調べてみたところ「くたびれる」以外にも様々な類似表現が用意されていることがわかる。

https://thesaurus.weblio.jp/content/%E7%96%B2%E3%82%8C%E3%82%8B

「燃え尽きる」なんて、ホセ・メンドーサとの試合後の矢吹ジョーしか使わないんじゃないかと思うが、素敵な表現ね。

日本語はその単語数の多さに加え屈指の高文脈言語であることから、非常に豊かで繊細な表現を可能にしている。
「川上から桃が流れてくる」という千載一遇の場面にすら「どんぶらこ」という専用の擬音語が用意されている程、表情豊かな言語だと感心する。

ちなみに米国政府職員に対する語学トレーニングに於いては、日本語は取得難易度マックスに指定されている。

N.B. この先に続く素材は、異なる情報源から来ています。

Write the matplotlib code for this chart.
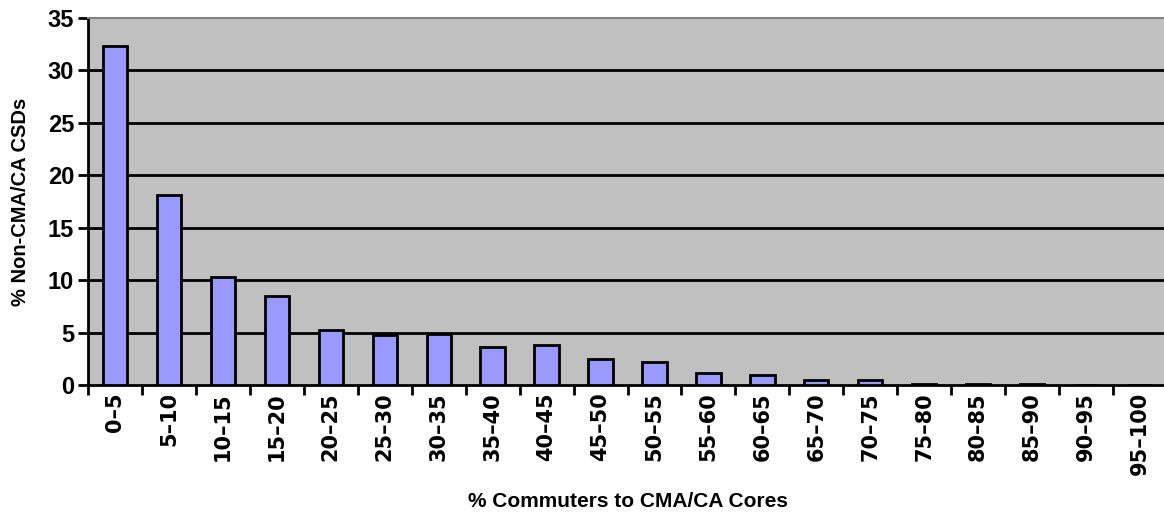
import numpy as np
import matplotlib
matplotlib.use('Agg')
import matplotlib.pyplot as plt

categories = ['0\u20135', '5\u201310', '10\u201315', '15\u201320', '20\u201325', '25\u201330',
              '30\u201335', '35\u201340', '40\u201345', '45\u201350', '50\u201355', '55\u201360',
              '60\u201365', '65\u201370', '70\u201375', '75\u201380', '80\u201385', '85\u201390',
              '90\u201395', '95\u2013100']
pct_csds = [32.3, 18.1, 10.3, 8.5, 5.25, 4.75, 4.85, 3.6, 3.8, 2.5,
            2.2, 1.1, 0.95, 0.45, 0.45, 0.1, 0.05, 0.1, 0.0, 0.0]

fig = plt.figure(figsize=(11.64, 5.14), dpi=100)
ax = fig.add_axes([0.0756, 0.251, 0.927, 0.714])
ax.set_facecolor('#c0c0c0')

x = np.arange(len(categories))
ax.bar(x, pct_csds, width=0.45, color='#9999ff', edgecolor='black', linewidth=2, zorder=3)

ax.set_xlim(-0.5, len(categories) - 0.5)
ax.set_ylim(0, 35)
ax.set_yticks(range(0, 36, 5))
for v in range(5, 35, 5):
    ax.axhline(v, color='black', linewidth=2, zorder=1)

ax.set_xticks(x)
ax.set_xticklabels(categories, rotation=90, fontsize=15, fontweight='bold', family='DejaVu Sans')
ax.tick_params(axis='x', length=0, pad=5)
ax.set_xticks(np.arange(-0.5, len(categories), 1), minor=True)
ax.tick_params(axis='x', which='minor', length=7, width=2, direction='out')
ax.tick_params(axis='y', length=7, width=2, direction='out', pad=3)
for lab in ax.get_yticklabels():
    lab.set_fontsize(17)
    lab.set_fontweight('bold')
    lab.set_family('Liberation Sans')

ax.spines['left'].set_linewidth(2)
ax.spines['bottom'].set_linewidth(2)
ax.spines['top'].set_color('#808080')
ax.spines['top'].set_linewidth(1.5)
ax.spines['right'].set_visible(False)

ax.set_ylabel('% Non-CMA/CA CSDs', fontsize=14.5, fontweight='bold', family='Liberation Sans', labelpad=13)
ax.set_xlabel('% Commuters to CMA/CA Cores', fontsize=15, fontweight='bold', family='Liberation Sans', labelpad=12)

fig.savefig('out.png', dpi=100)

我々はラッキーなことに、英語圏の人間が88週間もかけないと習得できない高い言語のプロフェッショナルである。であればせっかくだし、適材適所で相応の表現を活用すべき責務のようなものを感じる。

「疲れる」の棚卸し

「疲れる」には、ネガティブな状況による疲労も多く含まれている。
心身すり減らした疲労も、充足感を伴った疲労も、全て「疲れる」に集約してしまっては、なんだか自分が疲れてばっかりの人間のようにも思えてしまう。これは精神衛生上良いこととは言えない。

それを打開するためには「疲れる」の内訳を整理して、相応の言葉で表現することをオススメしておきたい。
先の「くたびれる」を始め、果てしなく疲れた時に関しては「疲労困憊」や「満身創痍」など、別の表現で特別感を出してみても良い。
そうすることで、実は口にしていた程に「疲れる」状態ではなかったことに気が付くかもしれない。家計簿で出費を細分化するように、実のところどの「疲れる」が多いのかを認識できれば、ストレスマネジメントにも繋がっていくはずである。

仕事で疲れた、人間関係に疲れた、子育てに疲れた、遊び疲れた。
確かに疲れることはたくさんあるけど、疲れるも様々。まずは適切な言葉に変えてみて、ブラックボックス化した「疲れる」の棚卸しをし、ハッピーマインドな日常を送れる一助になればこれ幸い。

余談だが、モンゴルは馬の年齢や状態によって呼称が異なるらしい。馬の呼称の具体性を上げることでハッピーマインドになり得るのかについては、僅かな疑問を感じざるを得ない。